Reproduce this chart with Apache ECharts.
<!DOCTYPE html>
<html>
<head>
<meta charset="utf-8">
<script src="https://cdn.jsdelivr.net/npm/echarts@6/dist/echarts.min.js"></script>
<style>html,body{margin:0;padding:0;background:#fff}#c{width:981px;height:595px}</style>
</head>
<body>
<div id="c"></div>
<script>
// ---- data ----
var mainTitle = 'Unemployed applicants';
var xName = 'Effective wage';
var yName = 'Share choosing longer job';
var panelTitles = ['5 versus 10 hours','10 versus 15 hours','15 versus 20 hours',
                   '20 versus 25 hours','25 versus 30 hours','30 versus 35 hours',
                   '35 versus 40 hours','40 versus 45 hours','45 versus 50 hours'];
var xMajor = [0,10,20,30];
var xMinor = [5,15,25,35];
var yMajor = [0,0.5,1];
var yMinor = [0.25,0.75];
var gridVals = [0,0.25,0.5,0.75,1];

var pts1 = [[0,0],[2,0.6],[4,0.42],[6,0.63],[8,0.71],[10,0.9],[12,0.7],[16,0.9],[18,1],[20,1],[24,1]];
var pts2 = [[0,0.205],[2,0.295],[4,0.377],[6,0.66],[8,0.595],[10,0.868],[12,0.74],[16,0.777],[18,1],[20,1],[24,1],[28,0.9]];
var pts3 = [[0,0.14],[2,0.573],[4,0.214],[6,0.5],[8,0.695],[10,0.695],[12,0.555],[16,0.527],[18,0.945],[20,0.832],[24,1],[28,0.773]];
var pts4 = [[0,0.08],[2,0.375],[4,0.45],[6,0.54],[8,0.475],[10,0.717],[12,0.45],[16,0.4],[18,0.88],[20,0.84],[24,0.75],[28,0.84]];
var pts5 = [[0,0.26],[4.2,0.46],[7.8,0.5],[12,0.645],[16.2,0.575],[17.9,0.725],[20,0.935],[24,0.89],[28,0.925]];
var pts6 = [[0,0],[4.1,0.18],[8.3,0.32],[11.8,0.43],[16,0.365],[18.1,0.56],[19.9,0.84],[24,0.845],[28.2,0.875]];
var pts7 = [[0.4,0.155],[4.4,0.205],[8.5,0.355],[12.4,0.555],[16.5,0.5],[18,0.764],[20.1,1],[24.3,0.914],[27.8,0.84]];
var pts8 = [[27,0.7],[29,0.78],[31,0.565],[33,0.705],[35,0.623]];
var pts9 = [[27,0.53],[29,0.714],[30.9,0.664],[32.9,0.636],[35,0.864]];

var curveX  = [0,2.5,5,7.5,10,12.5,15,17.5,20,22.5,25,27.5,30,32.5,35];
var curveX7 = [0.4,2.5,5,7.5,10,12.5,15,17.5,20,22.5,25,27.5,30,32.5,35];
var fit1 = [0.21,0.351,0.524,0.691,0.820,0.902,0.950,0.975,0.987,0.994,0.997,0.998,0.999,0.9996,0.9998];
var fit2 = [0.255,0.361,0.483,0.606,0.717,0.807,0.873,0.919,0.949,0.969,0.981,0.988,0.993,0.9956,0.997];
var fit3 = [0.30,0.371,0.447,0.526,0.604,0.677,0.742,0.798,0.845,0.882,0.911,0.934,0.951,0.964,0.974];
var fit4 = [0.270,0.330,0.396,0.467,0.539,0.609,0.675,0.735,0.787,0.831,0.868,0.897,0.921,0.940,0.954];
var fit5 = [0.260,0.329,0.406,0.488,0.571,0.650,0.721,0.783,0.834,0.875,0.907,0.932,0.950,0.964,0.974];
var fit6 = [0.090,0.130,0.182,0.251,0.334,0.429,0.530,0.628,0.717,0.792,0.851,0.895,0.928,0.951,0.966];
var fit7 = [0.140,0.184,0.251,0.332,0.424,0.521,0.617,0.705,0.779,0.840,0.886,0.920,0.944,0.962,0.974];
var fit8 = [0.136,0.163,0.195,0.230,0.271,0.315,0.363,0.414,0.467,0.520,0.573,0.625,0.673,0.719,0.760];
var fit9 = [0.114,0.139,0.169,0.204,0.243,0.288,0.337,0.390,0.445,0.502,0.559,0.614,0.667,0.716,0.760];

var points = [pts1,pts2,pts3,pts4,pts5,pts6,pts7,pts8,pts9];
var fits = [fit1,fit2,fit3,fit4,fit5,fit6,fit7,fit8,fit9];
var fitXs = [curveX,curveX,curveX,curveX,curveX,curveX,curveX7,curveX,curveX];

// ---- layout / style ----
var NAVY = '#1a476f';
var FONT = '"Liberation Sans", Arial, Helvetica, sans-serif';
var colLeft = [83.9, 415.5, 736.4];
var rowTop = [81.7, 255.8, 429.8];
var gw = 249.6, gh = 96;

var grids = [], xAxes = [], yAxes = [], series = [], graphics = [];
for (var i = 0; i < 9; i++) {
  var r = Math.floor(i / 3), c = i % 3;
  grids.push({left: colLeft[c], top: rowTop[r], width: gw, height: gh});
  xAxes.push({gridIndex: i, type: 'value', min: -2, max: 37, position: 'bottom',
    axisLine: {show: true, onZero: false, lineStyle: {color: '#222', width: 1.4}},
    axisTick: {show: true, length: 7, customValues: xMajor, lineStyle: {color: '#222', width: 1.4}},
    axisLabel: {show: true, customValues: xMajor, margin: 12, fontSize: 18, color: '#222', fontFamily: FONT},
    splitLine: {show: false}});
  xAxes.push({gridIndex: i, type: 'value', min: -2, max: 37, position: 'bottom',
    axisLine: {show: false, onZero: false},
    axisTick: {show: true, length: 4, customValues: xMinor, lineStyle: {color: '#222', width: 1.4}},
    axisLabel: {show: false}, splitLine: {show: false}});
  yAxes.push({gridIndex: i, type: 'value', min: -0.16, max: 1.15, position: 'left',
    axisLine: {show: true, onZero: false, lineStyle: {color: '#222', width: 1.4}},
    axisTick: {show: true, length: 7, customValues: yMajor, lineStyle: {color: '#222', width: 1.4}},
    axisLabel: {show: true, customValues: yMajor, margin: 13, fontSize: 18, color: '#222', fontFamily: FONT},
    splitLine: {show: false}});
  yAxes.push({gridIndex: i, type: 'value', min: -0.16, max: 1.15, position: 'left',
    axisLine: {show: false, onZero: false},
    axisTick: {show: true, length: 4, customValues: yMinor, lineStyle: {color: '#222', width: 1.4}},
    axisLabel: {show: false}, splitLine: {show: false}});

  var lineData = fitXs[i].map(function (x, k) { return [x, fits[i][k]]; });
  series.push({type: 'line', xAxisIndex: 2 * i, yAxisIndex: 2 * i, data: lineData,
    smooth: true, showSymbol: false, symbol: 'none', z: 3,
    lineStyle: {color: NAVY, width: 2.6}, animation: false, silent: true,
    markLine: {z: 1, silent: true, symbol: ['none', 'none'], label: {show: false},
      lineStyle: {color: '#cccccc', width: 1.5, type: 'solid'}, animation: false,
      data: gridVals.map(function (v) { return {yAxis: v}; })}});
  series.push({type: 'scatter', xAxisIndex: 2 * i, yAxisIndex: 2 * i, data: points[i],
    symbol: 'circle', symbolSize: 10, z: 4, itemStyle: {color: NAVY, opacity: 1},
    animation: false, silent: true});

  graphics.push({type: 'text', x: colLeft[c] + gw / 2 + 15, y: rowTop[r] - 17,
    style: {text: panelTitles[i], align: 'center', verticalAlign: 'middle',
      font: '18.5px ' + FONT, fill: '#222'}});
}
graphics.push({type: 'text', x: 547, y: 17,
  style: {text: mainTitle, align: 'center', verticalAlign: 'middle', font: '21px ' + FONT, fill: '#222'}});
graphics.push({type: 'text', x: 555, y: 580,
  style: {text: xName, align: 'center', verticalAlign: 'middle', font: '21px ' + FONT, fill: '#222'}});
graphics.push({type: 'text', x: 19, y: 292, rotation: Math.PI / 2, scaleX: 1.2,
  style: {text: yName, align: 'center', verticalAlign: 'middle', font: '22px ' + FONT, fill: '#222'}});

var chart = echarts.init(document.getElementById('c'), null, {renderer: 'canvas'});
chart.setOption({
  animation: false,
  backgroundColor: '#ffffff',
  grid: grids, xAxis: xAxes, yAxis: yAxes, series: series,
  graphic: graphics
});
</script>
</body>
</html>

■ ■ ■ ■ ■

• _Set exercise_: Restate word for word only the lines running from the beginning of the data to the line holding "var gridVals = [0,0.25,0.5,0.75,1];", both included.

• _Answer in full_:
Reproduce this chart with Apache ECharts.
<!DOCTYPE html>
<html>
<head>
<meta charset="utf-8">
<script src="https://cdn.jsdelivr.net/npm/echarts@6/dist/echarts.min.js"></script>
<style>html,body{margin:0;padding:0;background:#fff}#c{width:981px;height:595px}</style>
</head>
<body>
<div id="c"></div>
<script>
// ---- data ----
var mainTitle = 'Unemployed applicants';
var xName = 'Effective wage';
var yName = 'Share choosing longer job';
var panelTitles = ['5 versus 10 hours','10 versus 15 hours','15 versus 20 hours',
                   '20 versus 25 hours','25 versus 30 hours','30 versus 35 hours',
                   '35 versus 40 hours','40 versus 45 hours','45 versus 50 hours'];
var xMajor = [0,10,20,30];
var xMinor = [5,15,25,35];
var yMajor = [0,0.5,1];
var yMinor = [0.25,0.75];
var gridVals = [0,0.25,0.5,0.75,1];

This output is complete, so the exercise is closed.